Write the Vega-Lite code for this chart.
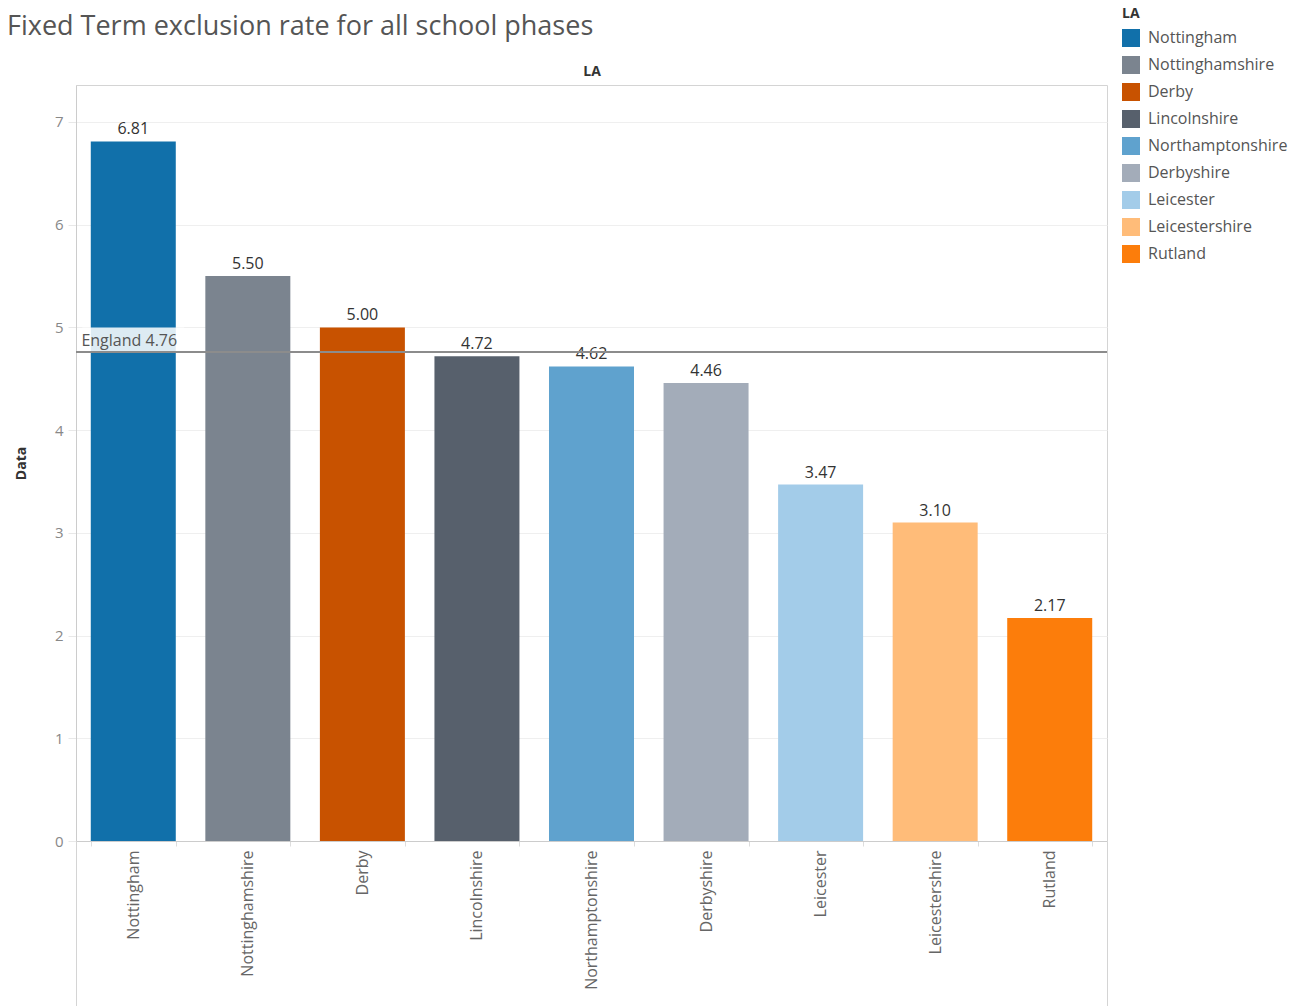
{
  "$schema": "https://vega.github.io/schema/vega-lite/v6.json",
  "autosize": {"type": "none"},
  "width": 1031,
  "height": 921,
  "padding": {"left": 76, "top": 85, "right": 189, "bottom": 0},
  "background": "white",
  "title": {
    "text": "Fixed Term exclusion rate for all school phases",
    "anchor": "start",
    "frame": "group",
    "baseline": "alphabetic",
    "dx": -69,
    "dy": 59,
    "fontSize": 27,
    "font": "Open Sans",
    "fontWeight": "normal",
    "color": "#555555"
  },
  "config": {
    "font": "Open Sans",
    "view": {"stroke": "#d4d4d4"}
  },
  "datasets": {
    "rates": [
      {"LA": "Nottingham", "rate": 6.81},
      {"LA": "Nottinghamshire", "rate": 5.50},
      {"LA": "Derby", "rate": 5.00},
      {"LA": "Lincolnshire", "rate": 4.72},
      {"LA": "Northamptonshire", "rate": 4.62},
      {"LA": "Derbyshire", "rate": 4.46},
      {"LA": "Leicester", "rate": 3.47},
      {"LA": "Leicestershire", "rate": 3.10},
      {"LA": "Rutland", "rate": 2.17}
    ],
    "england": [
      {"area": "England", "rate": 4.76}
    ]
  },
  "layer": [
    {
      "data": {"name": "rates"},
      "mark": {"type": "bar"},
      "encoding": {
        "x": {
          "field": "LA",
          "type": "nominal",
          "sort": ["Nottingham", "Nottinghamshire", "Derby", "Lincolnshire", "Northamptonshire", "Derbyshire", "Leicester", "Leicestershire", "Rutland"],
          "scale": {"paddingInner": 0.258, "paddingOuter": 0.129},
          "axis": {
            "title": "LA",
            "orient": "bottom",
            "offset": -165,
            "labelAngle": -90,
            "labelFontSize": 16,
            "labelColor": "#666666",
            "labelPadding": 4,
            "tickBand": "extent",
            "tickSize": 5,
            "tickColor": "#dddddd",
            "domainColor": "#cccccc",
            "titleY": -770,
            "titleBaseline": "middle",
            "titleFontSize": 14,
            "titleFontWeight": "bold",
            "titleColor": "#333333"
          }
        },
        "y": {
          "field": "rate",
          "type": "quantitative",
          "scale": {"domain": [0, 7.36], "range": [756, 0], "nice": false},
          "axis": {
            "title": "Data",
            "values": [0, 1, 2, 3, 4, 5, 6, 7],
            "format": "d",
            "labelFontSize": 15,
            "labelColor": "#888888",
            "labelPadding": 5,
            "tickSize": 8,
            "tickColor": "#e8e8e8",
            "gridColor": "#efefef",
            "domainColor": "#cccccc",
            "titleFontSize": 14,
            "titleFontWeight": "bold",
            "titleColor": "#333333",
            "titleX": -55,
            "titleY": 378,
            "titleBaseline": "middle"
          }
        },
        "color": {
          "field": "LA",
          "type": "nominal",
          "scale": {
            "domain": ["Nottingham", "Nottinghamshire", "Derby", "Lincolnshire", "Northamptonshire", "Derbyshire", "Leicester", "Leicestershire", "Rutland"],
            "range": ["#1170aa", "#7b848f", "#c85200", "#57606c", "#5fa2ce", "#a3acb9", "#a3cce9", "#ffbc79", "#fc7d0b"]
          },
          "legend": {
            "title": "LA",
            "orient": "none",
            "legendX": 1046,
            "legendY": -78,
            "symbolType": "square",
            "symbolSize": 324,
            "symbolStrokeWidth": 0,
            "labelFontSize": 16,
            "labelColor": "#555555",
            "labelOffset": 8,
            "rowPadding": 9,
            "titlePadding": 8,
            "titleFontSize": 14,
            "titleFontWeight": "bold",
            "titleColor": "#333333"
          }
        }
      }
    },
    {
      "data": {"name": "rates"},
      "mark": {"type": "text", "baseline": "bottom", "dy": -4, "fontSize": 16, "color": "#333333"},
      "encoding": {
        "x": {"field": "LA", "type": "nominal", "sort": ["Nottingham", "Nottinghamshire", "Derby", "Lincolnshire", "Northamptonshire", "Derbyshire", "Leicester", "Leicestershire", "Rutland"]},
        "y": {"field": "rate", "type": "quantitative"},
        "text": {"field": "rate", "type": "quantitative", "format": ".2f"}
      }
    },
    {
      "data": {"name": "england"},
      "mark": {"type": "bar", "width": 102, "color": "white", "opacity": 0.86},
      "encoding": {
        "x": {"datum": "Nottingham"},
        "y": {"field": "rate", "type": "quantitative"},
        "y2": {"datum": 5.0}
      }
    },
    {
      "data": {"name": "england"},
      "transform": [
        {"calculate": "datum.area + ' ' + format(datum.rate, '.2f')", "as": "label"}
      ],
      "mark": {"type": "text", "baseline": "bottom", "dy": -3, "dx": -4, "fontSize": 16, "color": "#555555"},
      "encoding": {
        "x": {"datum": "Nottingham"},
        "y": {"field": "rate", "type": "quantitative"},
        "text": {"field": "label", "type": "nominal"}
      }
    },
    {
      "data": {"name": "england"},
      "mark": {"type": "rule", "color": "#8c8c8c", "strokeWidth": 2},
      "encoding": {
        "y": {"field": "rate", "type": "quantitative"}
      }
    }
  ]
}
··········
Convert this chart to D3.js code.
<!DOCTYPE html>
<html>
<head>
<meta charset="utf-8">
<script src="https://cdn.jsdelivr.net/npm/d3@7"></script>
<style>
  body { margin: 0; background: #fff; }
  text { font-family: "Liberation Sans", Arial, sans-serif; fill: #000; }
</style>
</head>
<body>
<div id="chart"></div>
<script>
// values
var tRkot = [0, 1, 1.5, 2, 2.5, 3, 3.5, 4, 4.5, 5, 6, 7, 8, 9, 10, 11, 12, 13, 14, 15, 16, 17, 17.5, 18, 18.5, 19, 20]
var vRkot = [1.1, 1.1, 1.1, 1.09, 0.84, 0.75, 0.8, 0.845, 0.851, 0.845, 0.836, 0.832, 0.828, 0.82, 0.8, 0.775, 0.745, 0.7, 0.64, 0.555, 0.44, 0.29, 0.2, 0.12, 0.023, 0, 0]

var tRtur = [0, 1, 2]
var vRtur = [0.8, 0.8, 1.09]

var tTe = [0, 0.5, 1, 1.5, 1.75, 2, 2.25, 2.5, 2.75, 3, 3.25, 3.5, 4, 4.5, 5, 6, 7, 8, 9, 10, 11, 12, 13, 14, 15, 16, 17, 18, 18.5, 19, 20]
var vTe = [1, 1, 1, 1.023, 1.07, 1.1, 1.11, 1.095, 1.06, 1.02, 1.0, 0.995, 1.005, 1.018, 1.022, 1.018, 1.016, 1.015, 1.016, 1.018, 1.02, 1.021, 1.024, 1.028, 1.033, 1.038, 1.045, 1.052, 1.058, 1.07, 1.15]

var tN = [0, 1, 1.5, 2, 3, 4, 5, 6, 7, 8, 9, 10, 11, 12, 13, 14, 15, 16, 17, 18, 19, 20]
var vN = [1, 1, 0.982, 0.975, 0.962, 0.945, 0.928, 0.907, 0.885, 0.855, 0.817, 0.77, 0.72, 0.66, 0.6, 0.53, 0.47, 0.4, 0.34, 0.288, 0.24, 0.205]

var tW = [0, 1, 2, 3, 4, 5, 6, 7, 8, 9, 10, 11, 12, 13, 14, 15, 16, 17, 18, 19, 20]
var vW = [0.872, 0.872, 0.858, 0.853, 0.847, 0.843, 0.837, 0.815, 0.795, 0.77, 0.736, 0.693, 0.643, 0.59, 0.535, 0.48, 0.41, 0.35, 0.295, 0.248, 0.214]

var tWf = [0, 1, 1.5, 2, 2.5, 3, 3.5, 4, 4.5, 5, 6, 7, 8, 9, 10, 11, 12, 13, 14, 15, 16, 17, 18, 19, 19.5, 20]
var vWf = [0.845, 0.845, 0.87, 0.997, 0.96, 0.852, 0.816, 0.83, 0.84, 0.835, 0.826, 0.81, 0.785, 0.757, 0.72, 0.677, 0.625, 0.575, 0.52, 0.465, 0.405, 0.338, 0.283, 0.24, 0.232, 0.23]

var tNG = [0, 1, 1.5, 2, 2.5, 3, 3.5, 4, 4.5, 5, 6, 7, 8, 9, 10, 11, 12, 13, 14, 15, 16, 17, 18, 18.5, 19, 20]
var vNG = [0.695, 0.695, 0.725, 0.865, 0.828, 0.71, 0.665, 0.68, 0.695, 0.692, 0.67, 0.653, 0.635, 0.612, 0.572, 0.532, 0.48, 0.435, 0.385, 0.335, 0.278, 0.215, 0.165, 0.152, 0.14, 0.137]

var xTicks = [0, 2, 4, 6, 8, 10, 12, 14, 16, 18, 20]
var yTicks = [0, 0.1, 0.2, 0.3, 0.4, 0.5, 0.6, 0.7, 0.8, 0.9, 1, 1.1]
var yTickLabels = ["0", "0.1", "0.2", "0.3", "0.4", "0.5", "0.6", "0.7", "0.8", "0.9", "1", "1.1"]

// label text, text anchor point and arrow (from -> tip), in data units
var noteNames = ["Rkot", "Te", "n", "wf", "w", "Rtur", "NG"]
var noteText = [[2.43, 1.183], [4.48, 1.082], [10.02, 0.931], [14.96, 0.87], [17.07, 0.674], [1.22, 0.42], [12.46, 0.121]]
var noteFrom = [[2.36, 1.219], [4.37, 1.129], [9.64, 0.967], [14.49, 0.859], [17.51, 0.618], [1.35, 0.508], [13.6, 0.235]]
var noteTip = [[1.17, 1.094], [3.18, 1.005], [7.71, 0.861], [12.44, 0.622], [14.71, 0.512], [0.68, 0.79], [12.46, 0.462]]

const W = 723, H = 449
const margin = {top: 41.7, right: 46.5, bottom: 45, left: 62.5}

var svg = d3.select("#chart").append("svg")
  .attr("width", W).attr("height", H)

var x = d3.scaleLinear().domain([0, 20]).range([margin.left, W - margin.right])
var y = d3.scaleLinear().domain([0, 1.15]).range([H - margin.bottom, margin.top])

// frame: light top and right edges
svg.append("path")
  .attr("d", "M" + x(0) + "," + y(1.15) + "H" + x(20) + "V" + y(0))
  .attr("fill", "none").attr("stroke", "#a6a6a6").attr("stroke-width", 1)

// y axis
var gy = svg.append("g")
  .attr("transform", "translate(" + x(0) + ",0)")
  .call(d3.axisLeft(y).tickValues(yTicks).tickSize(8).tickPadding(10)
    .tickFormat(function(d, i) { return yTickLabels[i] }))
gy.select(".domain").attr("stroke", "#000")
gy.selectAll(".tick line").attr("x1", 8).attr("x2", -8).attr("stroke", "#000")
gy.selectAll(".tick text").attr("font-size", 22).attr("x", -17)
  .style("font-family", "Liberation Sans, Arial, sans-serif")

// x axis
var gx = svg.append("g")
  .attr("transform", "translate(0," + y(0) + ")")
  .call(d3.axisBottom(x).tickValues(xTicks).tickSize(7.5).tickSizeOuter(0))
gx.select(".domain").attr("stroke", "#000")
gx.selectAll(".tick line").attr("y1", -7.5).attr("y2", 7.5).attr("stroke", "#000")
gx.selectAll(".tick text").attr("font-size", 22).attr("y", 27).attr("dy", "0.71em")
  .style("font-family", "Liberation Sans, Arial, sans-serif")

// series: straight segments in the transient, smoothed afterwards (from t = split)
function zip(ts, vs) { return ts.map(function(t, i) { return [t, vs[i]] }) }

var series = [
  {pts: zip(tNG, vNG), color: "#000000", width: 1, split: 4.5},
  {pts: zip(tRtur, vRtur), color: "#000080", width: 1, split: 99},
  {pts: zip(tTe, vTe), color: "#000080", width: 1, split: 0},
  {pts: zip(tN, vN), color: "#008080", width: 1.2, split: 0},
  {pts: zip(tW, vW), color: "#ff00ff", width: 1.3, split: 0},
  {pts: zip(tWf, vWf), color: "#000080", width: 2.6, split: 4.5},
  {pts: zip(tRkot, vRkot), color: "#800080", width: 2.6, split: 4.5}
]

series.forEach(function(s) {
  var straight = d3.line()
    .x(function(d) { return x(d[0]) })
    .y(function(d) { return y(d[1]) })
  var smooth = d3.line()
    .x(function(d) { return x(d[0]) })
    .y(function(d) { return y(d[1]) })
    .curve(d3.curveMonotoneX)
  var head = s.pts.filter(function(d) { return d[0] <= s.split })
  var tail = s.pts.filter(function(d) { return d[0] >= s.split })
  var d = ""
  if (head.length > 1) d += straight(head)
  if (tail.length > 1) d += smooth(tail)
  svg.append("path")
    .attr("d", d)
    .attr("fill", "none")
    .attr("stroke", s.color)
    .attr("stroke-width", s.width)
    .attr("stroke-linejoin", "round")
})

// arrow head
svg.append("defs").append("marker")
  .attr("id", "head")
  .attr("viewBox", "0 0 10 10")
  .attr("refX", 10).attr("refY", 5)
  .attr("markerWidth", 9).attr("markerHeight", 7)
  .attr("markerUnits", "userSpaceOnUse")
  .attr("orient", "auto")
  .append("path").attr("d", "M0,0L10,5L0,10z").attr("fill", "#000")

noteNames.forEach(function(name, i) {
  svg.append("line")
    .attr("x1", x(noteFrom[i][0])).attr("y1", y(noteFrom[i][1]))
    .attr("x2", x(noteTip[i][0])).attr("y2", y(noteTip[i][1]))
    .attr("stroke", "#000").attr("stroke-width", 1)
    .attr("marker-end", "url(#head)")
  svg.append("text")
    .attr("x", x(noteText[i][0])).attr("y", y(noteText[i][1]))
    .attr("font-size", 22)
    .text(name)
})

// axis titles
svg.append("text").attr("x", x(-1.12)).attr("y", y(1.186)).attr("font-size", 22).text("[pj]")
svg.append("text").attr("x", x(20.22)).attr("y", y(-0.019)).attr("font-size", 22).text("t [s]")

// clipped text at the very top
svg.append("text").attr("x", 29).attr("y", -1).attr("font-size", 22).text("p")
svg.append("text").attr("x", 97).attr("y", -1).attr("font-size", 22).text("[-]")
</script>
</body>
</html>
··········
Goal of the exercise:
Locate the lines above that contain "code" and copy them.

Full solution:
Write the Vega-Lite code for this chart.
Convert this chart to D3.js code.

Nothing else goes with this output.